# [Records with drawing code]
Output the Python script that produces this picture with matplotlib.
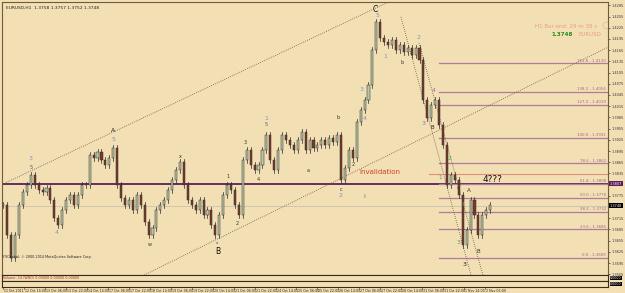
import numpy as np
import matplotlib.pyplot as plt
from matplotlib.patches import Rectangle

# EURUSD H1, one close every 3 bars
step = 3
closes = [1.3751, 1.3670, 1.3609, 1.3670, 1.3751, 1.3785, 1.3804, 1.3831, 1.3804, 1.3791,
          1.3785, 1.3796, 1.3764, 1.3716, 1.3697, 1.3737, 1.3764, 1.3777, 1.3751, 1.3777,
          1.3804, 1.3804, 1.3885, 1.3876, 1.3893, 1.3871, 1.3858, 1.3876, 1.3903, 1.3804,
          1.3769, 1.3751, 1.3764, 1.3737, 1.3777, 1.3751, 1.3705, 1.3670, 1.3689, 1.3737,
          1.3751, 1.3764, 1.3791, 1.3818, 1.3844, 1.3866, 1.3804, 1.3764, 1.3751, 1.3737,
          1.3764, 1.3724, 1.3737, 1.3697, 1.3670, 1.3724, 1.3777, 1.3804, 1.3791, 1.3751,
          1.3724, 1.3871, 1.3898, 1.3858, 1.3844, 1.3858, 1.3898, 1.3938, 1.3871, 1.3844,
          1.3898, 1.3938, 1.3925, 1.3911, 1.3898, 1.3925, 1.3946, 1.3898, 1.3925, 1.3903,
          1.3911, 1.3925, 1.3911, 1.3930, 1.3919, 1.3938, 1.3818, 1.3850, 1.3898, 1.3876,
          1.3973, 1.4005, 1.4032, 1.4072, 1.4166, 1.4240, 1.4198, 1.4187, 1.4179, 1.4192,
          1.4166, 1.4179, 1.4160, 1.4171, 1.4152, 1.4171, 1.4139, 1.4032, 1.3984, 1.4018,
          1.4032, 1.3965, 1.3911, 1.3804, 1.3831, 1.3818, 1.3777, 1.3644, 1.3684, 1.3764,
          1.3724, 1.3670, 1.3724, 1.3737, 1.3751]

date_labels = ["11 Oct 2011", "12 Oct 14:00", "13 Oct 06:00", "13 Oct 22:00", "14 Oct 14:00",
               "17 Oct 06:00", "17 Oct 22:00", "18 Oct 14:00", "19 Oct 06:00", "19 Oct 22:00",
               "20 Oct 14:00", "21 Oct 06:00", "21 Oct 22:00", "24 Oct 14:00", "25 Oct 06:00",
               "25 Oct 22:00", "26 Oct 14:00", "27 Oct 06:00", "27 Oct 22:00", "28 Oct 14:00",
               "31 Oct 06:00", "31 Oct 22:00", "1 Nov 14:00", "2 Nov 06:00"]
label_every = 16

price_ticks = [1.3565 + 0.003 * i for i in range(25)]

fib_levels = [0.0, 23.6, 38.2, 50.0, 61.8, 78.6, 100.0, 127.2, 138.2, 161.8]
fib_low = 1.3609
fib_high = 1.3931
fib_start = 333

support = 1.3807
invalid_level = 1.3834
bid = 1.3748

# wave counts: text, hour, price, colour, size
waves = [("3", 21, 1.3874, "#7d95c4", 4.5), ("5", 21, 1.3850, "#555555", 3.5),
         ("4", 41, 1.3676, "#7d95c4", 4.5), ("A", 84, 1.3949, "#222222", 4.5),
         ("5", 84, 1.3925, "#7d95c4", 4.5), ("w", 112, 1.3644, "#333333", 3.5),
         ("x", 135, 1.3879, "#333333", 3.5), ("v", 163, 1.3649, "#333333", 3),
         ("B", 164, 1.3626, "#111111", 5.5), ("1", 172, 1.3826, "#333333", 3.5),
         ("2", 179, 1.3700, "#333333", 3.5), ("3", 185, 1.3917, "#333333", 3.5),
         ("4", 195, 1.3818, "#333333", 3.5), ("1", 201, 1.3983, "#7d95c4", 4.5),
         ("5", 201, 1.3965, "#555555", 3.5), ("a", 233, 1.3844, "#333333", 3.5),
         ("b", 256, 1.3986, "#333333", 3.5), ("c", 258, 1.3793, "#333333", 3.5),
         ("2", 258, 1.3775, "#7d95c4", 4.5), ("2", 267, 1.3858, "#333333", 3.5),
         ("ii", 276, 1.3772, "#888888", 3.5), ("3", 274, 1.4061, "#7d95c4", 4.5),
         ("4", 276, 1.3981, "#7d95c4", 4.5), ("C", 284, 1.4275, "#111111", 5.5),
         ("5", 286, 1.4259, "#7d95c4", 4.5), ("1", 292, 1.4149, "#7d95c4", 4.5),
         ("b", 305, 1.4133, "#333333", 3.5), ("2", 317, 1.4198, "#7d95c4", 4.5),
         ("4", 329, 1.4058, "#a070a8", 4.5), ("3", 321, 1.3970, "#a070a8", 4.5),
         ("B", 328, 1.3957, "#222222", 4), ("1", 334, 1.3823, "#5aa05a", 4),
         ("2", 341, 1.3874, "#5aa05a", 4.5), ("iv", 348, 1.3796, "#333333", 3),
         ("A", 356, 1.3788, "#333333", 4), ("4", 351, 1.3751, "#5aa05a", 4),
         ("3", 348, 1.3649, "#5aa05a", 4.5), ("3", 352, 1.3590, "#222222", 4.5),
         ("B", 363, 1.3625, "#333333", 4)]

bg = "#f3dfb4"
fig = plt.figure(figsize=(6.25, 2.93), dpi=100, facecolor=bg)
ax = fig.add_axes([2 / 625, 1 - 275 / 293, 606 / 625, 273 / 293], facecolor=bg)

hours = np.arange(len(closes)) * step
opens = [closes[0]] + closes[:-1]
wick = 0.0008
for h, o, c in zip(hours, opens, closes):
    lo, hi = min(o, c), max(o, c)
    ax.plot([h, h], [lo - wick, hi + wick], color="#2b2b2b", lw=0.5, zorder=3)
    col = "#b9c7a2" if c >= o else "#7a3b2c"
    ax.add_patch(Rectangle((h - 0.8, lo), 1.6, max(hi - lo, 0.00012),
                           facecolor=col, edgecolor="#2b2b2b", lw=0.35, zorder=4))

x_right = 462
ax.set_xlim(-1, x_right)
ax.set_ylim(1.3563, 1.4294)

# bid line and support
ax.axhline(bid, color="#c8c0b0", lw=0.6, zorder=1)
ax.axhline(support, color="#5a2058", lw=1.3, zorder=2)
ax.plot([325, x_right], [invalid_level] * 2, color="#e0907a", lw=0.8, zorder=2)

# fibonacci levels
for lev in fib_levels:
    p = fib_low + (fib_high - fib_low) * lev / 100
    ax.plot([fib_start, x_right], [p, p], color="#b07c9c", lw=0.9, zorder=2)
    ax.text(x_right - 1.5, p + 0.0002, f"{lev:.1f} - {p:.4f}", fontsize=2.8,
            color="#9a6a8a", ha="right", va="bottom")

# dotted trend lines
ax.axline((0, 1.3807), (284.7, 1.4278), color="#6b5a45", lw=0.6, ls=(0, (1, 1.5)))
ax.axline((107.6, 1.3563), (462.6, 1.4174), color="#6b5a45", lw=0.6, ls=(0, (1, 1.5)))
ax.plot([317.6, 366.4], [1.4184, 1.3563], color="#6b5a45", lw=0.6, ls=(0, (1, 1.5)))
ax.plot([303.8, 357.3], [1.4254, 1.3563], color="#6b5a45", lw=0.6, ls=(0, (1, 1.5)))

for t, h, p, c, s in waves:
    ax.text(h, p, t, color=c, fontsize=s, ha="center", va="center", zorder=6)

ax.text(288, 1.3839, "invalidation", color="#d04030", fontsize=5, ha="center", va="center")
ax.text(374, 1.3818, "4???", color="#111111", fontsize=6.5, ha="center", va="center")

ax.text(0.006, 0.985, "EURUSD,H1  1.3758 1.3757 1.3752 1.3748", transform=ax.transAxes,
        fontsize=3.2, color="#222222", va="top")
ax.text(0.982, 0.912, "H1 Bar end: 29 m 38 s", transform=ax.transAxes, fontsize=4,
        color="#e8a080", ha="right", va="center")
ax.text(0.925, 0.88, "1.3748", transform=ax.transAxes, fontsize=4, color="#2a8a20",
        ha="center", va="center", weight="bold")
ax.text(0.97, 0.88, "EURUSD", transform=ax.transAxes, fontsize=4, color="#e8a080",
        ha="center", va="center")
ax.plot([0.997], [0.915], "o", transform=ax.transAxes, ms=5, mfc="none", mec="#e8b0a0", mew=0.5)

ax.yaxis.tick_right()
ax.set_yticks(price_ticks)
tick_text = []
for v in price_ticks:
    near_tag = abs(v - bid) < 0.001 or abs(v - support) < 0.001
    tick_text.append("" if near_tag else f"{v:.4f}")
ax.set_yticklabels(tick_text)
ax.tick_params(axis="y", labelsize=2.5, length=1.5, width=0.5, colors="#333333", pad=1)
ax.set_xticks([])
for sp in ax.spines.values():
    sp.set_color("#6e5c3c")
    sp.set_linewidth(0.8)

# price tags on the axis
for val, fc in ((bid, "black"), (support, "#5a2058")):
    ax.text(1.003, (val - 1.3563) / (1.4294 - 1.3563), f"{val:.4f}", transform=ax.transAxes,
            fontsize=2.5, color="white", va="center", ha="left",
            bbox=dict(boxstyle="square,pad=0.12", fc=fc, ec="none"))

# the two small indicator windows
sub1 = fig.add_axes([2 / 625, 1 - 281 / 293, 606 / 625, 6 / 293], facecolor=bg)
sub1.text(0.003, 0.5, "Volume: 14 (WRD) 0.00000 0.00000 0.00000", fontsize=2.4,
          color="#a03020", va="center")
sub2 = fig.add_axes([2 / 625, 1 - 287 / 293, 606 / 625, 6 / 293], facecolor=bg)
sub2.text(0.003, 0.5, "FXCapital, \u00a9 2000-2014 MetaQuotes Software Corp.", fontsize=2.4,
          color="#222222", va="center")
for s in (sub1, sub2):
    s.set_xlim(-1, x_right)
    s.set_xticks([])
    s.set_yticks([])
    for sp in s.spines.values():
        sp.set_color("#3a2a1a")
        sp.set_linewidth(0.8)
    s.text(1.003, 0.5, "0.0000", transform=s.transAxes, fontsize=2.3, color="white",
           va="center", bbox=dict(boxstyle="square,pad=0.08", fc="black", ec="none"))

# date labels along the bottom
for i, lab in enumerate(date_labels):
    x = i * label_every
    sub2.plot([x, x], [0, -0.25], transform=sub2.get_xaxis_transform(), color="#333333",
              lw=0.4, clip_on=False)
    sub2.text(x + 0.8, -0.35, lab, transform=sub2.get_xaxis_transform(), fontsize=2.35,
              color="#222222", va="top", ha="left")

fig.savefig("out.png", dpi=100, facecolor=bg)
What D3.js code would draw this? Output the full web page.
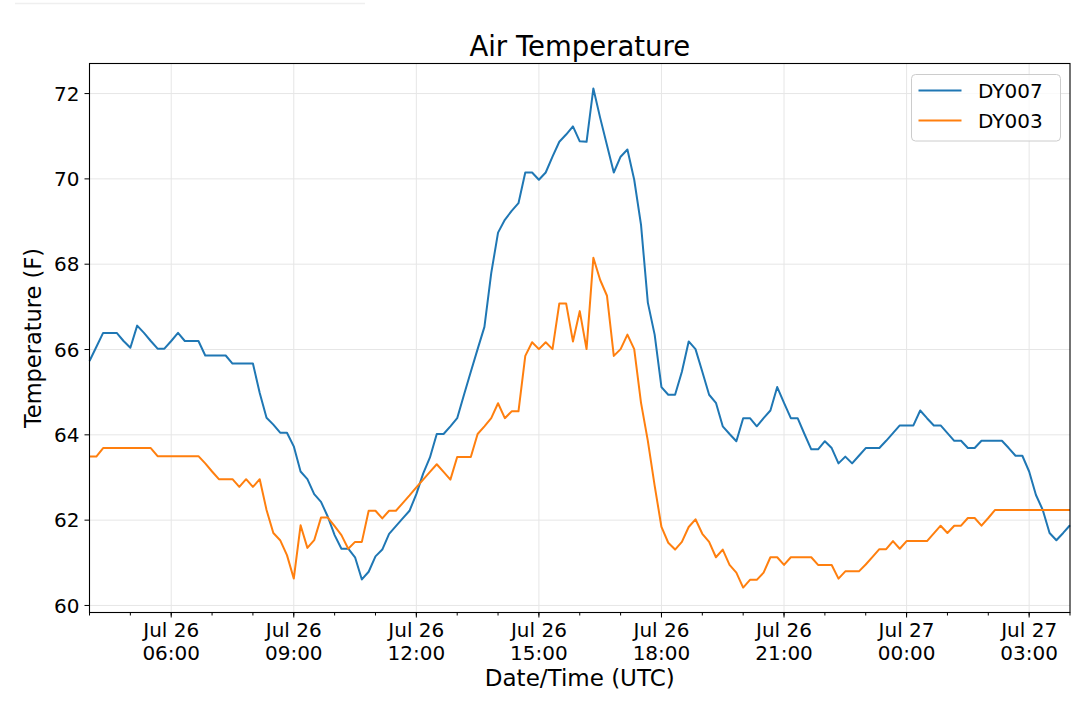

# [GIVEN PROBLEM]
Copy exactly the lines from the first line of the records above through the line with "from matplotlib.patches import Rectangle", both included, and nothing else. Pictures stay out.

# [WORKED ANSWER]
Output the Python script that produces this picture with matplotlib.
import numpy as np
import matplotlib.pyplot as plt
from matplotlib.patches import Rectangle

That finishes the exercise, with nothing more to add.